We expect 2016 sector EPS, however, to rise by a more modest 2%. This is due to dilution from 2015’s capital-raising exercises and ongoing capital preservation initiatives. Similarly, 2016 sector ROE is expected to be diluted further to 10.7% from 2015’s 11.3%, as sector leverage continues to trend lower due to the Basel III capital requirements .

Investment case Despite the challenging banking environment ahead, we are keeping our NEUTRAL sector call. The sector currently trades at 2016F P/E and P/BV of 12x and 1.2x, below their respective -1SD levels of 12.3x and 1.6x respectively.

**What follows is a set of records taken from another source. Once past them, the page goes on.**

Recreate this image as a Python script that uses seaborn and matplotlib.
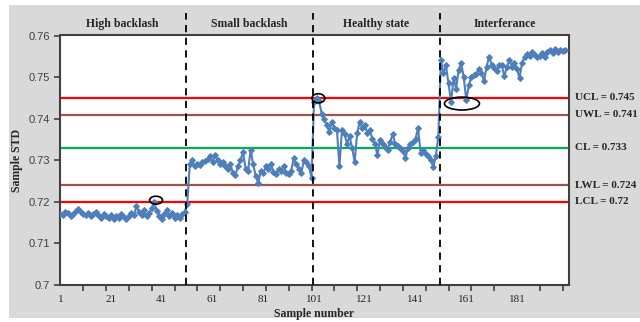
import numpy as np
import pandas as pd
import seaborn as sns
import matplotlib.pyplot as plt
from matplotlib.patches import Ellipse, Rectangle
import matplotlib.transforms as mtransforms

# ---------------- data ----------------
high_backlash = [
    0.7170, 0.7168, 0.7175, 0.7172, 0.7165, 0.7170, 0.7178, 0.7182, 0.7175, 0.7170,
    0.7168, 0.7172, 0.7165, 0.7170, 0.7175, 0.7168, 0.7162, 0.7170, 0.7165, 0.7160,
    0.7168, 0.7158, 0.7165, 0.7160, 0.7170, 0.7163, 0.7158, 0.7165, 0.7172, 0.7168,
    0.7190, 0.7175, 0.7168, 0.7180, 0.7165, 0.7172, 0.7185, 0.7200, 0.7178, 0.7165,
    0.7158, 0.7170, 0.7180, 0.7165, 0.7172, 0.7160, 0.7168, 0.7162, 0.7170, 0.7175,
]
small_backlash = [
    0.7195, 0.7290, 0.7300, 0.7285, 0.7292, 0.7288, 0.7295, 0.7298, 0.7302, 0.7310,
    0.7295, 0.7312, 0.7300, 0.7290, 0.7295, 0.7285, 0.7278, 0.7290, 0.7270, 0.7265,
    0.7285, 0.7300, 0.7320, 0.7280, 0.7275, 0.7325, 0.7290, 0.7262, 0.7245, 0.7275,
    0.7270, 0.7285, 0.7280, 0.7290, 0.7272, 0.7268, 0.7280, 0.7275, 0.7285, 0.7270,
    0.7268, 0.7275, 0.7305, 0.7290, 0.7280, 0.7270, 0.7300, 0.7295, 0.7285, 0.7258,
]
healthy_state = [
    0.7440, 0.7450, 0.7442, 0.7412, 0.7398, 0.7385, 0.7368, 0.7392, 0.7378, 0.7373,
    0.7286, 0.7372, 0.7362, 0.7340, 0.7358, 0.7330, 0.7296, 0.7365, 0.7393, 0.7378,
    0.7385, 0.7365, 0.7372, 0.7350, 0.7338, 0.7312, 0.7349, 0.7340, 0.7332, 0.7325,
    0.7345, 0.7362, 0.7340, 0.7335, 0.7330, 0.7322, 0.7305, 0.7330, 0.7338, 0.7345,
    0.7352, 0.7378, 0.7318, 0.7325, 0.7315, 0.7310, 0.7300, 0.7284, 0.7310, 0.7357,
]
interference = [
    0.7540, 0.7510, 0.7528, 0.7485, 0.7440, 0.7498, 0.7472, 0.7518, 0.7533, 0.7500,
    0.7445, 0.7480, 0.7500, 0.7505, 0.7508, 0.7520, 0.7510, 0.7490, 0.7525, 0.7549,
    0.7530, 0.7522, 0.7515, 0.7530, 0.7528, 0.7502, 0.7525, 0.7540, 0.7525, 0.7535,
    0.7520, 0.7497, 0.7535, 0.7548, 0.7555, 0.7550, 0.7561, 0.7552, 0.7548, 0.7550,
    0.7557, 0.7548, 0.7560, 0.7565, 0.7558, 0.7567, 0.7560, 0.7565, 0.7562, 0.7566,
]
sample_std = high_backlash + small_backlash + healthy_state + interference
sample_number = list(range(1, len(sample_std) + 1))

section_names = ["High backlash", "Small backlash", "Healthy state", "Interferance"]
section_edges = [50.5, 100.5, 150.5]
section_centers = [25.5, 75.5, 125.5, 176]

limit_names = ["UCL", "UWL", "CL", "LWL", "LCL"]
limit_values = [0.745, 0.741, 0.733, 0.724, 0.72]
limit_labels = ["UCL = 0.745", "UWL = 0.741", "CL = 0.733", "LWL = 0.724", "LCL = 0.72"]
limit_colors = ["#ff0000", "#a0524f", "#00b050", "#a0524f", "#ff0000"]

x_tick_values = [1, 21, 41, 61, 81, 101, 121, 141, 161, 181]
y_tick_values = [0.70, 0.71, 0.72, 0.73, 0.74, 0.75, 0.76]
y_tick_labels = ["0.7", "0.71", "0.72", "0.73", "0.74", "0.75", "0.76"]

# circled points (sample, value, width in samples, height in value)
highlight_x = [38.7, 102.7, 159.3]
highlight_y = [0.7204, 0.7449, 0.74363]
highlight_w = [5.1, 5.1, 13.8]
highlight_h = [0.0019, 0.0022, 0.0031]

df = pd.DataFrame({"Sample number": sample_number, "Sample STD": sample_std})

# ---------------- figure ----------------
sns.set_style("white")
SERIF = ["Liberation Serif", "DejaVu Serif"]
SANS = ["Liberation Sans", "DejaVu Sans"]

fig = plt.figure(figsize=(6.4, 3.22), dpi=100)
fig.patch.set_facecolor("white")
fig.patches.append(Rectangle((9 / 640, 1 - 318 / 322), (640 - 9) / 640, (318 - 5) / 322,
                             transform=fig.transFigure, facecolor="#d9d9d9",
                             edgecolor="none", zorder=-10))

ax = fig.add_axes([59.5 / 640, 1 - 285 / 322, (569 - 59.5) / 640, (285 - 35.5) / 322])
ax.set_facecolor("white")

# control limits
for val, col in zip(limit_values, limit_colors):
    ax.axhline(val, color=col, lw=1.6, zorder=1)

sns.lineplot(data=df, x="Sample number", y="Sample STD", ax=ax, color="#4f7fba",
             linewidth=1.5, marker="D", markersize=3.0, markeredgecolor="#4f7fba",
             zorder=3)

# section separators
for xe in section_edges:
    ax.axvline(xe, ymin=0, ymax=(285 - 13) / 249.5, color="black", lw=1.3,
               ls=(0, (4, 3)), clip_on=False, zorder=4)

trans = mtransforms.blended_transform_factory(ax.transData, ax.transAxes)
for name, xc in zip(section_names, section_centers):
    ax.text(xc, (285 - 24) / 249.5, name, transform=trans, ha="center", va="center",
            fontsize=8.5, fontweight="bold", family=SERIF)

trans2 = mtransforms.blended_transform_factory(ax.transAxes, ax.transData)
for lab, val in zip(limit_labels, limit_values):
    ax.text((575 - 59.5) / 509.5, val, lab, transform=trans2, ha="left", va="center",
            fontsize=8, fontweight="bold", family=SERIF, clip_on=False)

for cx, cy, w, h in zip(highlight_x, highlight_y, highlight_w, highlight_h):
    ax.add_patch(Ellipse((cx, cy), w, h, facecolor="none", edgecolor="black",
                         lw=1.2, zorder=5))

ax.set_xlim(0.65, 201.5)
ax.set_ylim(0.70, 0.76)

ax.set_xticks(x_tick_values)
ax.set_xticklabels([str(v) for v in x_tick_values], family=SERIF, fontsize=8)
ax.set_xticks(list(range(1, 201, 9)), minor=True)
ax.tick_params(axis="x", which="major", length=0, pad=7)
ax.tick_params(axis="x", which="minor", direction="out", length=4, width=1.2,
               color="#404040", bottom=True)

ax.set_yticks(y_tick_values)
ax.set_yticklabels(y_tick_labels, family=SANS, fontsize=8, color="#404040")
ax.tick_params(axis="y", which="major", direction="out", length=4, width=1.2,
               color="#404040", left=True, pad=3)

for sp in ax.spines.values():
    sp.set_color("#404040")
    sp.set_linewidth(1.5)

ax.set_xlabel("Sample number", family=SERIF, fontweight="bold", fontsize=8.5, labelpad=3)
ax.set_ylabel("Sample STD", family=SERIF, fontweight="bold", fontsize=8.5, labelpad=4)

fig.savefig("out.png", dpi=100)
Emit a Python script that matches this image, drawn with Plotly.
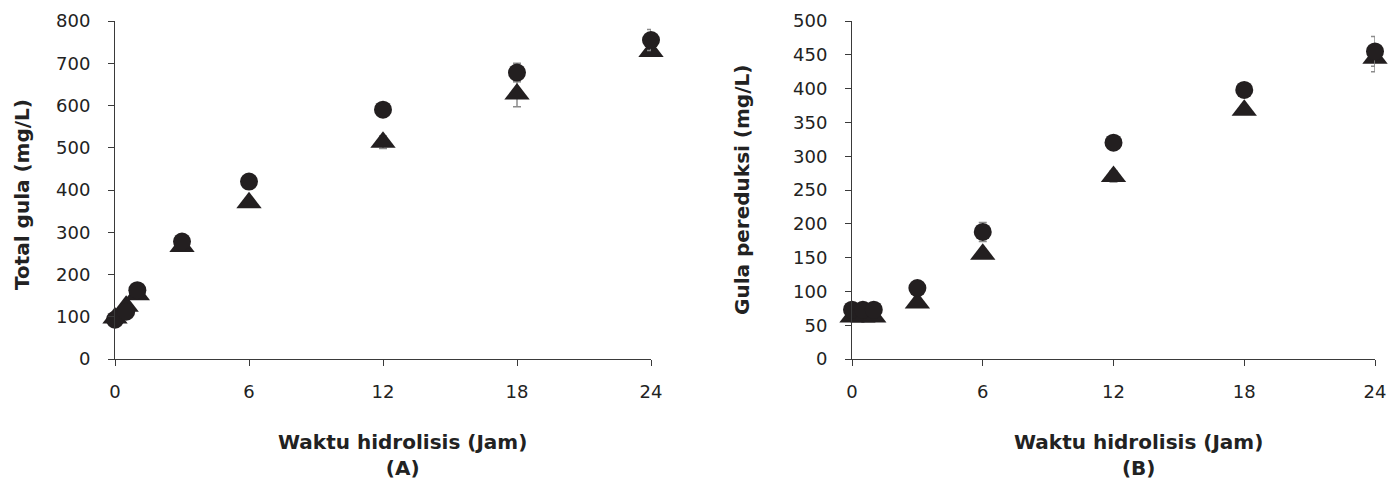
import plotly.graph_objects as go

# Hours
time_h = [0, 0.5, 1, 3, 6, 12, 18, 24]

# Panel A: Total gula (mg/L)
totalA_circle = [93, 112, 163, 278, 420, 590, 678, 755]
totalA_circle_err = [5, 5, 5, 6, 8, 8, 22, 25]
totalA_tri = [97, 125, 152, 266, 370, 513, 627, 728]
totalA_tri_err = [5, 6, 6, 6, 8, 15, 30, 10]

# Panel B: Gula pereduksi (mg/L)
redB_circle = [73, 73, 73, 105, 188, 320, 398, 455]
redB_circle_err = [3, 3, 3, 4, 14, 5, 5, 22]
redB_tri = [62, 62, 62, 83, 155, 270, 368, 445]
redB_tri_err = [3, 3, 3, 3, 5, 8, 6, 20]

x_ticks = [0, 6, 12, 18, 24]
yA_ticks = list(range(0, 801, 100))
yB_ticks = list(range(0, 501, 50))

MARK = "#231f20"
AX = "#3a3a3a"
ERR = "#8c8c8c"
FONT = "DejaVu Sans"

fig = go.Figure()

def add(x, y, err, sym, size, xa, ya):
    fig.add_trace(go.Scatter(
        x=x, y=y, mode="markers", xaxis=xa, yaxis=ya,
        marker=dict(symbol=sym, size=size, color=MARK, line=dict(width=0)),
        error_y=dict(type="data", array=err, visible=True, color=ERR,
                     thickness=1.5, width=4),
        cliponaxis=False, showlegend=False))

add(time_h, totalA_tri, totalA_tri_err, "triangle-up", 22, "x", "y")
add(time_h, totalA_circle, totalA_circle_err, "circle", 18, "x", "y")
add(time_h, redB_tri, redB_tri_err, "triangle-up", 22, "x2", "y2")
add(time_h, redB_circle, redB_circle_err, "circle", 18, "x2", "y2")

y0 = (483 - 359) / 483
y1 = (483 - 21) / 483

tickfont = dict(family=FONT, size=18, color="#222")
xaxis_common = dict(range=[0, 24], tickvals=x_ticks, showgrid=False, zeroline=False,
                    showline=True, linecolor=AX, linewidth=1, ticks="outside",
                    ticklen=6, tickcolor=AX, tickfont=tickfont, automargin=False,
                    ticklabelstandoff=10)
yaxis_common = dict(showgrid=False, zeroline=False, showline=True, linecolor=AX, linewidth=1,
                    ticks="outside", ticklen=6, tickcolor=AX, tickfont=tickfont,
                    automargin=False, ticklabelstandoff=14)

fig.update_layout(
    width=1390, height=483,
    margin=dict(l=0, r=0, t=0, b=0),
    paper_bgcolor="white", plot_bgcolor="white",
    xaxis=dict(domain=[115 / 1390, 651 / 1390], anchor="y", **xaxis_common),
    yaxis=dict(domain=[y0, y1], anchor="x", range=[0, 800], tickvals=yA_ticks, **yaxis_common),
    xaxis2=dict(domain=[852 / 1390, 1375 / 1390], anchor="y2", **xaxis_common),
    yaxis2=dict(domain=[y0, y1], anchor="x2", range=[0, 500], tickvals=yB_ticks, **yaxis_common),
)

tfont = dict(family=FONT, size=20, color="#222")
fig.add_annotation(text="<b>Waktu hidrolisis (Jam)</b><br><b>(A)</b>", xref="paper", yref="paper",
                   x=402 / 1390, y=(483 - 455) / 483, showarrow=False, font=tfont,
                   align="center", xanchor="center", yanchor="middle")
fig.add_annotation(text="<b>Waktu hidrolisis (Jam)</b><br><b>(B)</b>", xref="paper", yref="paper",
                   x=1138 / 1390, y=(483 - 455) / 483, showarrow=False, font=tfont,
                   align="center", xanchor="center", yanchor="middle")
fig.add_annotation(text="<b>Total gula (mg/L)</b>", xref="paper", yref="paper",
                   x=22 / 1390, y=(483 - 195) / 483, showarrow=False, font=tfont,
                   textangle=-90, xanchor="center", yanchor="middle")
fig.add_annotation(text="<b>Gula pereduksi (mg/L)</b>", xref="paper", yref="paper",
                   x=742 / 1390, y=(483 - 190) / 483, showarrow=False, font=tfont,
                   textangle=-90, xanchor="center", yanchor="middle")

fig.write_html("out.html", config={"displayModeBar": False},
               post_script="document.body.style.margin='0';")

While valuations may appear undemanding (sector P/BV is close to the global financial crisis (GFC) low of 1.17x), we believe that this is fair. This is as our 2016F-2017F ROEs of 10.6-10.7% are lower than the 12% ROE recorded during the GFC period.

We like banks that offer strong and predictable book value growth to continue creating shareholders value. This would entail a combination of superior returns, sound earnings predictability (eg less reliant on markets-related income) and/or solid asset quality. Also, banks with relatively lower market risk should aid in insulating book value against adverse bond yield and foreign exchange rate movements. Public Bank (PBK MK, NEUTRAL, TP: MYR19.40) meets the criteria above and is our preferred pick, although we think upside potential may be capped by valuations that appear to have priced in much of the positives. Our least preferred pick is AMMB (AMM MK, SELL, TP: MYR3.60). The bank’s NIMs have fallen significantly (currently 1.97%) due to its portfolio rebalancing efforts, and are likely to continue drifting lower. We are concerned on the levels to which its NIMs have dropped, especially amid soft capital market conditions and a turn in the impaired loan cycle.